In 2018, the Pennsylvania Supreme Court threw out the 2011 U.S. House of Representatives map on the grounds that it violated the state constitution; the court established new redistricting standards requiring districts to be compact and to minimize the splitting of counties and towns.

In 2019, a North Carolina state court struck down the state's legislative districts on the grounds that the district had been created with the partisan intent of favoring Republican candidates.

===Ballot measures===
In 2015, Ohio voters approved a ballot measure changing the composition of the commission charged with drawing state legislative districts, adding two legislative appointees to the commission and creating rules and guidelines designed to make partisan gerrymandering more difficult. In May 2018, Ohio voters approved a proposal that modified the state's congressional redistricting processes.
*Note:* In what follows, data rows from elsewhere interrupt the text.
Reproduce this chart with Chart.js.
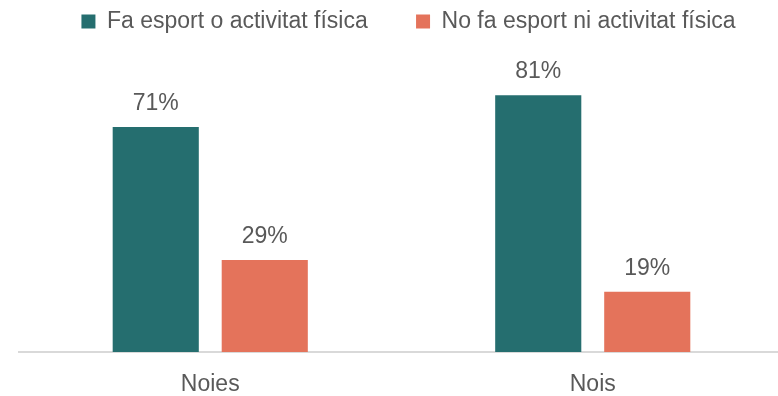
<!DOCTYPE html>
<html>
<head>
<meta charset="utf-8">
<script src="https://cdn.jsdelivr.net/npm/chart.js@4"></script>
<style>
  html, body { margin: 0; padding: 0; background: #fff; overflow: hidden; }
  #wrap { width: 784px; height: 396px; }
</style>
</head>
<body>
<div id="wrap"><canvas id="myChart"></canvas></div>
<script>
let categories = ["Noies", "Nois"];
let seriesNames = ["Fa esport o activitat física", "No fa esport ni activitat física"];
let practica = [71, 81];
let noPractica = [29, 19];

Chart.defaults.font.family = "'Liberation Sans', Arial, sans-serif";
Chart.defaults.color = '#595959';

// draws the value labels above each bar
let barLabels = {
    id: 'barLabels',
    afterDatasetsDraw(chart) {
        let ctx = chart.ctx;
        ctx.save();
        ctx.font = "23px 'Liberation Sans', Arial, sans-serif";
        ctx.fillStyle = '#595959';
        ctx.textAlign = 'center';
        ctx.textBaseline = 'bottom';
        chart.data.datasets.forEach((ds, i) => {
            chart.getDatasetMeta(i).data.forEach((bar, j) => {
                ctx.fillText(ds.data[j] + '%', bar.x, bar.y - 12);
            });
        });
        ctx.restore();
    }
};

// fixed legend height, legend nudged a bit to the right
let legendTweak = {
    id: 'legendTweak',
    beforeInit(chart) {
        let fit = chart.legend.fit;
        chart.legend.fit = function () {
            fit.bind(chart.legend)();
            this.height = 35;
        };
    },
    afterLayout(chart) {
        chart.legend.left += 7;
        chart.legend.right += 7;
    }
};

let bar = document.getElementById('myChart').getContext('2d');
let myBarChart = new Chart(bar, {
    type: 'bar',
    data: {
        labels: categories,
        datasets: [{
            label: seriesNames[0],
            data: practica,
            backgroundColor: '#256e6f',
            categoryPercentage: 0.57,
            barPercentage: 0.79
        }, {
            label: seriesNames[1],
            data: noPractica,
            backgroundColor: '#e4735b',
            categoryPercentage: 0.57,
            barPercentage: 0.79
        }]
    },
    options: {
        responsive: true,
        maintainAspectRatio: false,
        animation: false,
        layout: { padding: { left: 19, right: 0, top: 0, bottom: 0 } },
        plugins: {
            legend: {
                position: 'top',
                labels: {
                    boxWidth: 14,
                    boxHeight: 14,
                    padding: 10,
                    color: '#595959',
                    font: { size: 23 },
                    generateLabels(chart) {
                        let items = Chart.defaults.plugins.legend.labels.generateLabels(chart);
                        items[0].text = items[0].text + '      ';
                        return items;
                    }
                }
            },
            tooltip: { enabled: false }
        },
        scales: {
            x: {
                grid: { display: false, drawTicks: false },
                border: { display: true, color: '#d9d9d9', width: 2 },
                ticks: { padding: 19, color: '#595959', font: { size: 23 } },
                afterFit(scale) { scale.height = 44; }
            },
            y: {
                display: false,
                min: 0,
                max: 100
            }
        }
    },
    plugins: [barLabels, legendTweak]
});
</script>
</body>
</html>
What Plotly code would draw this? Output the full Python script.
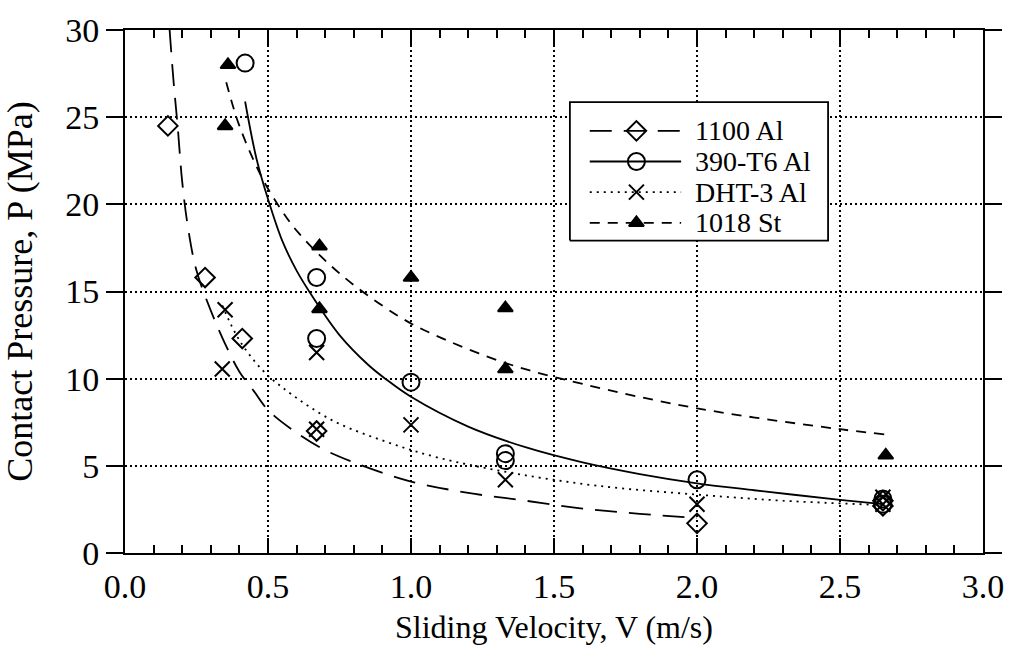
import plotly.graph_objects as go

# ---- measured points ----
al1100_v = [0.15, 0.28, 0.41, 0.67, 2.0, 2.65, 2.65]
al1100_p = [24.5, 15.8, 12.3, 7.0, 1.7, 3.0, 2.7]

t6_v = [0.42, 0.67, 0.67, 1.0, 1.33, 1.33, 2.0, 2.65, 2.65]
t6_p = [28.1, 15.8, 12.3, 9.8, 5.7, 5.3, 4.2, 3.1, 2.8]

dht_v = [0.35, 0.34, 0.67, 0.67, 1.0, 1.33, 2.0, 2.65, 2.65]
dht_p = [13.95, 10.55, 11.5, 7.1, 7.35, 4.2, 2.8, 3.2, 2.8]

st_v = [0.36, 0.35, 0.68, 0.68, 1.0, 1.33, 1.33, 2.66]
st_p = [28.0, 24.5, 17.6, 14.0, 15.8, 14.05, 10.55, 5.6]

# ---- fitted curves, read along their length ----
al1100_fit_v = [0.156, 0.17, 0.184, 0.2, 0.22, 0.25, 0.3, 0.35, 0.4, 0.45, 0.5,
                0.6, 0.7, 0.8, 1.0, 1.2, 1.4, 1.6, 1.8, 2.0]
al1100_fit_p = [30.0, 27.0, 24.5, 21.3, 18.7, 16.2, 13.9, 12.0, 10.4, 9.3, 8.2,
                6.9, 5.9, 5.2, 4.1, 3.45, 3.0, 2.55, 2.25, 2.0]

t6_fit_v = [0.42, 0.46, 0.5, 0.55, 0.6, 0.66, 0.75, 0.85, 0.91, 1.0, 1.2, 1.4,
            1.6, 1.8, 2.0, 2.2, 2.5, 2.65]
t6_fit_p = [25.9, 22.6, 20.3, 17.9, 16.2, 14.6, 12.5, 10.8, 10.0, 8.96, 7.25, 6.07,
            5.2, 4.53, 4.0, 3.6, 3.05, 2.8]

dht_fit_v = [0.34, 0.4, 0.48, 0.55, 0.72, 0.91, 1.1, 1.35, 1.65, 2.0, 2.3, 2.65]
dht_fit_p = [14.2, 12.2, 10.5, 9.5, 7.65, 6.4, 5.45, 4.6, 3.86, 3.35, 3.0, 2.75]

st_fit_v = [0.354, 0.4, 0.48, 0.55, 0.61, 0.76, 0.955, 1.07, 1.33, 1.6, 2.0, 2.5, 2.66]
st_fit_p = [27.0, 24.5, 21.5, 19.6, 18.3, 15.9, 13.6, 12.6, 10.9, 9.7, 8.3, 7.1, 6.8]

series_names = ["1100 Al", "390-T6 Al", "DHT-3 Al", "1018 St"]
x_ticks = [0.0, 0.5, 1.0, 1.5, 2.0, 2.5, 3.0]
y_ticks = [0, 5, 10, 15, 20, 25, 30]

FONT = "Liberation Serif, Times New Roman, serif"
BLACK = "black"

styles = [
    dict(dash="22px,12px", symbol="diamond-open", size=15),
    dict(dash="solid", symbol="circle-open", size=17),
    dict(dash="2px,5px", symbol="x-thin-open", size=15),
    dict(dash="10px,8px", symbol="triangle-up", size=13),
]

fig = go.Figure()

fits = [(al1100_fit_v, al1100_fit_p), (t6_fit_v, t6_fit_p),
        (dht_fit_v, dht_fit_p), (st_fit_v, st_fit_p)]
points = [(al1100_v, al1100_p), (t6_v, t6_p), (dht_v, dht_p), (st_v, st_p)]

for (fv, fp), st in zip(fits, styles):
    fig.add_trace(go.Scatter(x=fv, y=fp, mode="lines", line_shape="spline",
                             line=dict(color=BLACK, width=1.8, dash=st["dash"]),
                             showlegend=False, hoverinfo="skip"))

for (pv, pp), st, name in zip(points, styles, series_names):
    fig.add_trace(go.Scatter(x=pv, y=pp, mode="markers", name=name,
                             marker=dict(symbol=st["symbol"], size=st["size"], color=BLACK,
                                         line=dict(color=BLACK, width=2)),
                             showlegend=False))

# ---- legend box on a pixel-like overlay axis ----
W, H = 864, 529
box_x = [448, 708, 708, 448, 448]
box_y = [316, 316, 456, 456, 316]
fig.add_trace(go.Scatter(x=box_x, y=box_y, xaxis="x2", yaxis="y2", mode="lines",
                         fill="toself", fillcolor="white",
                         line=dict(color=BLACK, width=1.8),
                         showlegend=False, hoverinfo="skip"))
row_y = [427, 396, 365, 334]
for ry, st, name in zip(row_y, styles, series_names):
    fig.add_trace(go.Scatter(x=[468, 560], y=[ry, ry], xaxis="x2", yaxis="y2", mode="lines",
                             line=dict(color=BLACK, width=1.8, dash=st["dash"]),
                             showlegend=False, hoverinfo="skip"))
    fig.add_trace(go.Scatter(x=[515], y=[ry], xaxis="x2", yaxis="y2", mode="markers",
                             marker=dict(symbol=st["symbol"], size=st["size"], color=BLACK,
                                         line=dict(color=BLACK, width=2)),
                             showlegend=False, hoverinfo="skip"))
    fig.add_annotation(x=573, y=ry, xref="x2", yref="y2", text=name, showarrow=False,
                       xanchor="left", yanchor="middle", borderpad=0,
                       font=dict(family=FONT, size=28, color=BLACK))

axis_common = dict(showline=True, linecolor=BLACK, linewidth=2, zeroline=False,
                   showgrid=True, gridcolor=BLACK, gridwidth=1.5, griddash="2px,3px",
                   tickcolor=BLACK, tickwidth=2, mirror="ticks",
                   tickfont=dict(family=FONT, size=34, color=BLACK))

fig.update_layout(
    width=1016, height=656,
    margin=dict(l=125, r=27, t=24, b=103),
    paper_bgcolor="white", plot_bgcolor="white",
    showlegend=False,
    xaxis=dict(range=[0, 3], tickvals=x_ticks, ticktext=[f"{v:.1f}" for v in x_ticks],
               ticks="inside", ticklen=15, ticklabelstandoff=2,
               minor=dict(dtick=0.1, ticks="inside", ticklen=8, tickwidth=2,
                          tickcolor=BLACK, showgrid=False),
               title=dict(text="Sliding Velocity, V (m/s)", standoff=12,
                          font=dict(family=FONT, size=32, color=BLACK)),
               **axis_common),
    yaxis=dict(range=[0, 30], tickvals=y_ticks, ticks="outside", ticklen=17,
               title=dict(text="Contact Pressure, P (MPa)", standoff=22,
                          font=dict(family=FONT, size=36, color=BLACK)),
               **axis_common),
    xaxis2=dict(overlaying="x", range=[0, W], visible=False, fixedrange=True),
    yaxis2=dict(overlaying="y", range=[0, H], visible=False, fixedrange=True),
)

fig.write_html("out.html")
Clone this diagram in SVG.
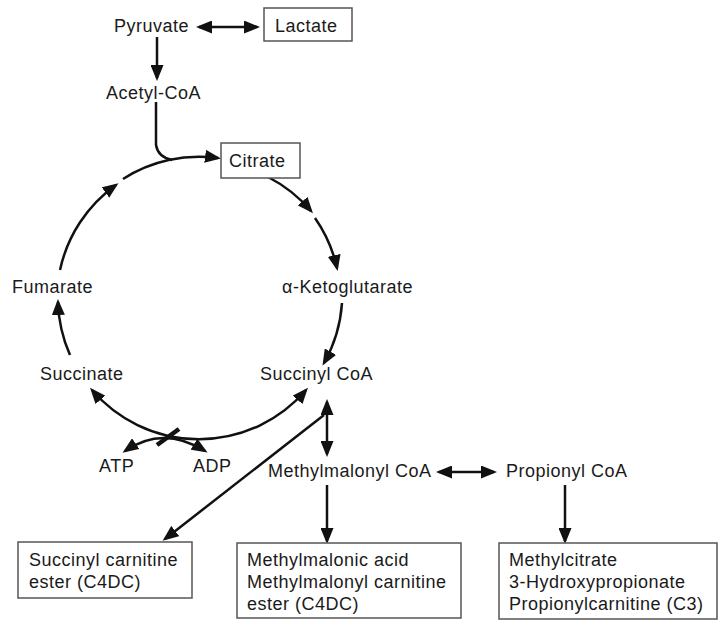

In 2018, voters in Colorado and Michigan approved of a proposal to establish an independent redistricting commission for congressional and state legislative districts in their respective states. Missouri voters approved of a proposal to have a "non-partisan state demographer" draw state legislative districts. In Utah, voters approved the creation of a redistricting commission to draw congressional and state legislative districts, though the Utah state legislature retains the power to reject these maps.

In 2020, voters in Virginia approved the establishment of a bipartisan redistricting commission for both congressional and state legislative redistricting. The commission consists eight legislators and eight non-legislator citizens, with the commission split evenly between Democrats and Republicans.